Idea
- Instead learning from a fixed set of predetermined object categories, why not directly learn from texts about images. (This is an multi-modal model since it maps both texts and images into the same feature space)
- Use the pre-trained model to perform zero-shot image classification. Aim to classify images it has never seen before by using natural language descriptions without requiring specific training on those categories.
Method
Contrastive pre-training
Given a set of images and the corresponding texts describing them, the model should learn to pair each image with the correct descriptive text by encoding them into the same feature space and compute the similarity between them (use dot-product).
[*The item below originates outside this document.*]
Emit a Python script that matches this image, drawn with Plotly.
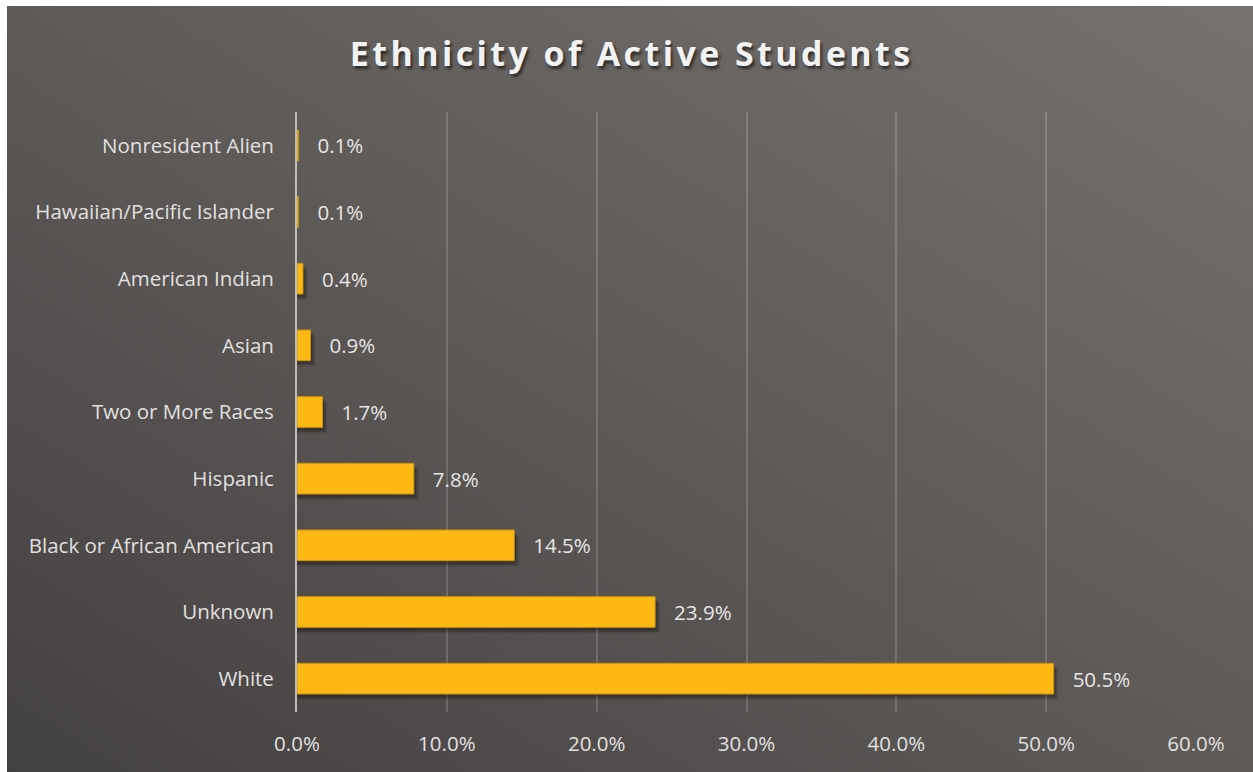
import base64
import plotly.graph_objects as go

# Data (bottom to top)
categories = ["White", "Unknown", "Black or African American", "Hispanic",
              "Two or More Races", "Asian", "American Indian",
              "Hawaiian/Pacific Islander", "Nonresident Alien"]
shares = [0.505, 0.239, 0.145, 0.078, 0.017, 0.009, 0.004, 0.001, 0.001]
x_ticks = [0.0, 0.1, 0.2, 0.3, 0.4, 0.5, 0.6]
title_text = "Ethnicity of Active Students"

W, H = 1253, 772
L, R, T, B = 297, 1253 - 1196, 112, 772 - 712
pw, ph = W - L - R, H - T - B

def px_to_paper_x(px):
    return (px - L) / pw

def px_to_paper_y(py):
    return (H - B - py) / ph

svg = """<svg xmlns='http://www.w3.org/2000/svg' width='100' height='100' viewBox='0 0 100 100' preserveAspectRatio='none'>
<defs><linearGradient id='g' x1='0' y1='1' x2='1' y2='0'>
<stop offset='0' stop-color='#434040'/>
<stop offset='0.5' stop-color='#5e5a58'/>
<stop offset='1' stop-color='#75716f'/>
</linearGradient></defs>
<rect x='0' y='0' width='100' height='100' fill='url(#g)'/></svg>"""
bg_src = "data:image/svg+xml;base64," + base64.b64encode(svg.encode()).decode()

# letter-spaced title (hair spaces)
spaced_title = "\u200a".join(title_text)

lab_size = 20.5
bar_w = 0.46
fig = go.Figure()
# soft drop shadows
for dx, dy, a in [(0.0035, 0.09, 0.08), (0.0025, 0.07, 0.13), (0.0015, 0.05, 0.18)]:
    fig.add_trace(go.Bar(
        y=categories, x=[v + dx if v > 0.002 else 0 for v in shares], orientation="h",
        width=bar_w, offset=-bar_w / 2 - dy,
        marker=dict(color=f"rgba(0,0,0,{a})", line=dict(width=0)),
        hoverinfo="skip", showlegend=False))

fig.add_trace(go.Bar(
    y=categories, x=shares, orientation="h", width=bar_w,
    marker=dict(color="#FDB913", line=dict(color="#C8920F", width=1)),
    text=["\u00a0\u00a0\u00a0" + f"{v*100:.1f}%" for v in shares],
    textposition="outside", cliponaxis=False,
    textfont=dict(family="Open Sans", size=lab_size, color="#E6E6E6"),
    showlegend=False))

fig.update_layout(
    width=W, height=H,
    margin=dict(l=L, r=R, t=T, b=B),
    paper_bgcolor="white",
    plot_bgcolor="rgba(0,0,0,0)",
    barmode="overlay",
    title=dict(text=spaced_title, x=630 / W, xanchor="center",
               y=1 - 54 / H, yanchor="middle",
               font=dict(family="Open Sans", size=34, color="#F2F2F2", weight="bold",
                         shadow="2px 3px 3px rgba(0,0,0,0.55)")),
    font=dict(family="Open Sans", size=lab_size, color="#E0E0E0"),
    xaxis=dict(range=[0, 0.6], tickvals=x_ticks, tickformat=".1%",
               showgrid=True, gridcolor="rgba(255,255,255,0.16)", gridwidth=1.5,
               zeroline=False, showline=False, ticks="",
               ticklabelstandoff=17, tickfont=dict(family="Open Sans", size=lab_size, color="#E0E0E0")),
    yaxis=dict(categoryorder="array", categoryarray=categories,
               showline=True, linecolor="#BDBDBD", linewidth=2,
               showgrid=False, ticks="", ticklabelstandoff=17,
               tickfont=dict(family="Open Sans", size=lab_size, color="#E0E0E0")),
    images=[dict(source=bg_src, xref="paper", yref="paper",
                 x=px_to_paper_x(7), y=px_to_paper_y(6),
                 sizex=px_to_paper_x(W) - px_to_paper_x(7),
                 sizey=px_to_paper_y(6) - px_to_paper_y(H),
                 xanchor="left", yanchor="top", sizing="stretch", layer="below")],
)

fig.write_html("out.html", config={"displayModeBar": False},
               post_script="document.body.style.margin='0';document.body.style.padding='0';")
This is known as contrastive learning
# image_encoder - ResNet or Vision Transformer
# text_encoder - CBOW or Text Transformer
# I[n, h, w, c] - minibatch of aligned images
# T[n, l] - minibatch of aligned texts
# W_i[d_i, d_e] - learned proj of image to embed
# W_t[d_t, d_e] - learned proj of text to embed
# t - learned temperature parameter
# extract feature representations of each modality
I_f = image_encoder(I) #[n, d_i]
T_f = text_encoder(T) #[n, d_t]
# joint multimodal embedding [n, d_e]
I_e = l2_normalize(np.dot(I_f, W_i), axis=1)
T_e = l2_normalize(np.dot(T_f, W_t), axis=1)
# scaled pairwise cosine similarities [n, n]
logits = np.dot(I_e, T_e.T) * np.exp(t)
# symmetric loss function
labels = np.arange(n)
loss_i = cross_entropy_loss(logits, labels, axis=0)
loss_t = cross_entropy_loss(logits, labels, axis=1)
loss = (loss_i + loss_t)/2
Create dataset classifier from label text
Input your interested label object
to generate a text template A photo of a {object}
, then the templates are fed into a text encoder
Use for zero-short prediction
Given a image, the prediction result is the text template that has the biggest similarity score with the image in the feature space.